> **Request**
Below are records to transcribe exactly, without their pictures.

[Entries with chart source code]
※ ※ ※

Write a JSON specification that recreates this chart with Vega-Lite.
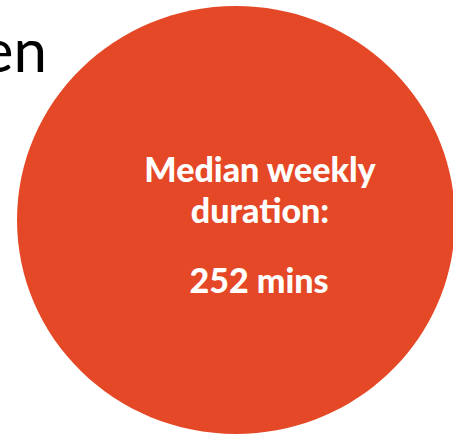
{
  "$schema": "https://vega.github.io/schema/vega-lite/v6.json",
  "width": 453,
  "height": 435,
  "autosize": {"type": "none"},
  "padding": 0,
  "background": "white",
  "config": {"view": {"stroke": null}},
  "encoding": {
    "x": {"field": "x", "type": "quantitative", "scale": {"domain": [0, 453], "nice": false, "zero": false}, "axis": null},
    "y": {"field": "y", "type": "quantitative", "scale": {"domain": [0, 435], "nice": false, "zero": false, "reverse": true}, "axis": null}
  },
  "layer": [
    {
      "data": {"values": [{"x": 236, "y": 220, "label": "circle"}]},
      "mark": {
        "type": "point",
        "filled": true,
        "opacity": 1,
        "color": "#E54826",
        "strokeWidth": 0,
        "shape": "M-1,0A1,0.977,0,1,0,1,0A1,0.977,0,1,0,-1,0Z",
        "size": 191844
      }
    },
    {
      "data": {"values": [{"x": 47, "y": 72, "text": "en"}]},
      "mark": {"type": "text", "align": "right", "baseline": "alphabetic", "font": "Lato", "fontSize": 60, "color": "black"},
      "encoding": {"text": {"field": "text", "type": "nominal"}}
    },
    {
      "data": {"values": [
        {"x": 260, "y": 182, "text": "Median weekly"},
        {"x": 260, "y": 223, "text": "dura\u200ction:"},
        {"x": 259, "y": 293, "text": "252 mins"}
      ]},
      "mark": {"type": "text", "align": "center", "baseline": "alphabetic", "font": "Lato", "fontSize": 34, "fontWeight": 900, "color": "white"},
      "encoding": {"text": {"field": "text", "type": "nominal"}}
    }
  ]
}
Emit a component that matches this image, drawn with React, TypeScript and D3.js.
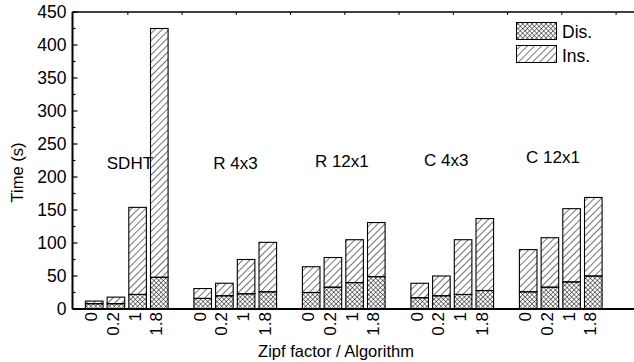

※ ※ ※

> **Exercise solution**
Write a JSON specification that recreates this chart with Vega-Lite.
{
  "$schema": "https://vega.github.io/schema/vega-lite/v6.json",
  "width": 453,
  "height": 435,
  "autosize": {"type": "none"},
  "padding": 0,
  "background": "white",
  "config": {"view": {"stroke": null}},
  "encoding": {
    "x": {"field": "x", "type": "quantitative", "scale": {"domain": [0, 453], "nice": false, "zero": false}, "axis": null},
    "y": {"field": "y", "type": "quantitative", "scale": {"domain": [0, 435], "nice": false, "zero": false, "reverse": true}, "axis": null}
  },
  "layer": [
    {
      "data": {"values": [{"x": 236, "y": 220, "label": "circle"}]},
      "mark": {
        "type": "point",
        "filled": true,
        "opacity": 1,
        "color": "#E54826",
        "strokeWidth": 0,
        "shape": "M-1,0A1,0.977,0,1,0,1,0A1,0.977,0,1,0,-1,0Z",
        "size": 191844
      }
    },
    {
      "data": {"values": [{"x": 47, "y": 72, "text": "en"}]},
      "mark": {"type": "text", "align": "right", "baseline": "alphabetic", "font": "Lato", "fontSize": 60, "color": "black"},
      "encoding": {"text": {"field": "text", "type": "nominal"}}
    },
    {
      "data": {"values": [
        {"x": 260, "y": 182, "text": "Median weekly"},
        {"x": 260, "y": 223, "text": "dura\u200ction:"},
        {"x": 259, "y": 293, "text": "252 mins"}
      ]},
      "mark": {"type": "text", "align": "center", "baseline": "alphabetic", "font": "Lato", "fontSize": 34, "fontWeight": 900, "color": "white"},
      "encoding": {"text": {"field": "text", "type": "nominal"}}
    }
  ]
}
Emit a component that matches this image, drawn with React, TypeScript and D3.js.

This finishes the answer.